_THE TASK_
Starting at the first line of the data, please print exactly those lines through the one that holds "arms = ['Treatment', 'Sham']", omitting every picture.
── INFORMATION SUPPLIED ──
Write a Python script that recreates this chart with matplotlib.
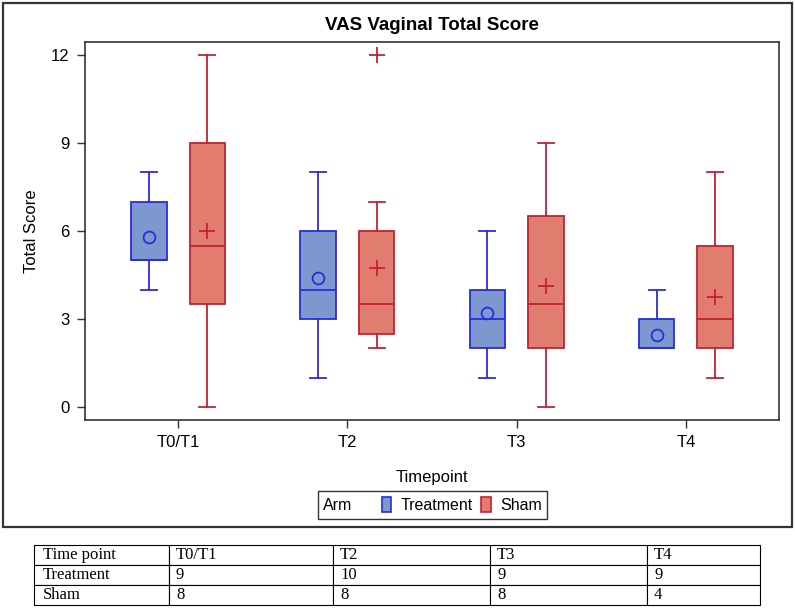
import matplotlib.pyplot as plt
from matplotlib.patches import Patch, Rectangle
from matplotlib.offsetbox import HPacker

# data
timepoints = ['T0/T1', 'T2', 'T3', 'T4']
arms = ['Treatment', 'Sham']

trt_low = [4, 1, 1, 2]
trt_q1 = [5, 3, 2, 2]
trt_med = [5, 4, 3, 2]
trt_q3 = [7, 6, 4, 3]
trt_high = [8, 8, 6, 4]
trt_mean = [5.78, 4.4, 3.22, 2.44]
trt_fliers = [[], [], [], []]

sham_low = [0, 2, 0, 1]
sham_q1 = [3.5, 2.5, 2, 2]
sham_med = [5.5, 3.5, 3.5, 3]
sham_q3 = [9, 6, 6.5, 5.5]
sham_high = [12, 7, 9, 8]
sham_mean = [6.0, 4.75, 4.12, 3.75]
sham_fliers = [[], [12], [], []]

# table under the chart
table_header = ['Time point', 'T0/T1', 'T2', 'T3', 'T4']
table_trt_n = [9, 10, 9, 9]
table_sham_n = [8, 8, 8, 4]

trt_fill, trt_edge = '#7d97cf', '#2b2be0'
sham_fill, sham_edge = '#e07d6e', '#c62035'

plt.rcParams['font.family'] = ['Liberation Sans', 'DejaVu Sans']

W, H = 795, 608
fig = plt.figure(figsize=(W / 100, H / 100), dpi=100)

ax = fig.add_axes([85 / W, 1 - 420 / H, (779 - 85) / W, (420 - 42) / H])


def make_stats(low, q1, med, q3, high, mean, fliers):
    out = []
    for i in range(len(low)):
        out.append(dict(whislo=low[i], q1=q1[i], med=med[i], q3=q3[i],
                        whishi=high[i], mean=mean[i], fliers=fliers[i]))
    return out


def draw(stats, pos, fill, edge, meanmark):
    ax.bxp(stats, positions=pos, widths=0.21, patch_artist=True,
           showmeans=True, showfliers=True,
           boxprops=dict(facecolor=fill, edgecolor=edge, linewidth=1.3),
           medianprops=dict(color=edge, linewidth=1.3),
           whiskerprops=dict(color=edge, linewidth=1.3),
           capprops=dict(color=edge, linewidth=1.3),
           capwidths=0.095,
           meanprops=dict(marker=meanmark, markerfacecolor='none',
                          markeredgecolor=edge, markersize=8.5 if meanmark == 'o' else 11,
                          markeredgewidth=1.3),
           flierprops=dict(marker='+', markeredgecolor=edge, markersize=11,
                           markeredgewidth=1.3))


x = list(range(len(timepoints)))
draw(make_stats(trt_low, trt_q1, trt_med, trt_q3, trt_high, trt_mean, trt_fliers),
     [i - 0.173 for i in x], trt_fill, trt_edge, 'o')
draw(make_stats(sham_low, sham_q1, sham_med, sham_q3, sham_high, sham_mean, sham_fliers),
     [i + 0.173 for i in x], sham_fill, sham_edge, '+')

ax.set_xlim(-0.55, 3.55)
ax.set_ylim(-0.44, 12.44)
ax.set_xticks(x)
ax.set_xticklabels(timepoints)
ax.set_yticks([0, 3, 6, 9, 12])
ax.tick_params(axis='both', labelsize=12, length=6, width=1, color='#333333', pad=5)
for s in ax.spines.values():
    s.set_color('#333333')
    s.set_linewidth(1.2)

ax.set_title('VAS Vaginal Total Score', fontsize=13.5, fontweight='bold', pad=9)
ax.set_xlabel('Timepoint', fontsize=12, labelpad=14)
ax.set_ylabel('Total Score', fontsize=12, labelpad=9)

handles = [Patch(facecolor=trt_fill, edgecolor=trt_edge, linewidth=1.2),
           Patch(facecolor=sham_fill, edgecolor=sham_edge, linewidth=1.2)]
leg = fig.legend(handles, arms, ncol=2, loc='center', title='Arm',
                 title_fontsize=11.5,
                 bbox_to_anchor=(432.5 / W, 1 - 505 / H), fontsize=11.5,
                 frameon=True, fancybox=False, edgecolor='black',
                 handlelength=0.6, handleheight=1.1, handletextpad=0.6,
                 columnspacing=0.5, borderpad=0.25, borderaxespad=0)
leg.get_frame().set_linewidth(1.0)
# put the "Arm" title to the left of the entries, as in the SAS legend
box = HPacker(pad=4, sep=21,
              children=[leg._legend_title_box, leg._legend_handle_box],
              align='center')
box.set_figure(fig)
box.set_offset(leg._findoffset)
leg._legend_box = box

# outer frame around the chart
fig.patches.append(Rectangle((3 / W, 1 - 527 / H), (792 - 3) / W, (527 - 3) / H,
                             transform=fig.transFigure, fill=False,
                             edgecolor='#333333', linewidth=1.6))

# count table
tax = fig.add_axes([34 / W, 1 - 605 / H, (760 - 34) / W, (605 - 545) / H])
tax.axis('off')
rows = [table_header,
        ['Treatment'] + [str(v) for v in table_trt_n],
        ['Sham'] + [str(v) for v in table_sham_n]]
widths = [135, 164, 157, 157, 113]
tot = sum(widths)
tbl = tax.table(cellText=rows, colWidths=[w / tot for w in widths],
                cellLoc='left', bbox=[0, 0, 1, 1])
tbl.auto_set_font_size(False)
for (r, c), cell in tbl.get_celld().items():
    cell.set_linewidth(0.8)
    cell.set_edgecolor('black')
    cell.PAD = (9 if c == 0 else 7) / widths[c]
    cell.get_text().set_fontsize(12)
    cell.get_text().set_fontfamily(['Liberation Serif', 'DejaVu Serif'])

fig.savefig('out.png', dpi=100)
───
_THE COMPLETED TASK_
Write a Python script that recreates this chart with matplotlib.
import matplotlib.pyplot as plt
from matplotlib.patches import Patch, Rectangle
from matplotlib.offsetbox import HPacker

# data
timepoints = ['T0/T1', 'T2', 'T3', 'T4']
arms = ['Treatment', 'Sham']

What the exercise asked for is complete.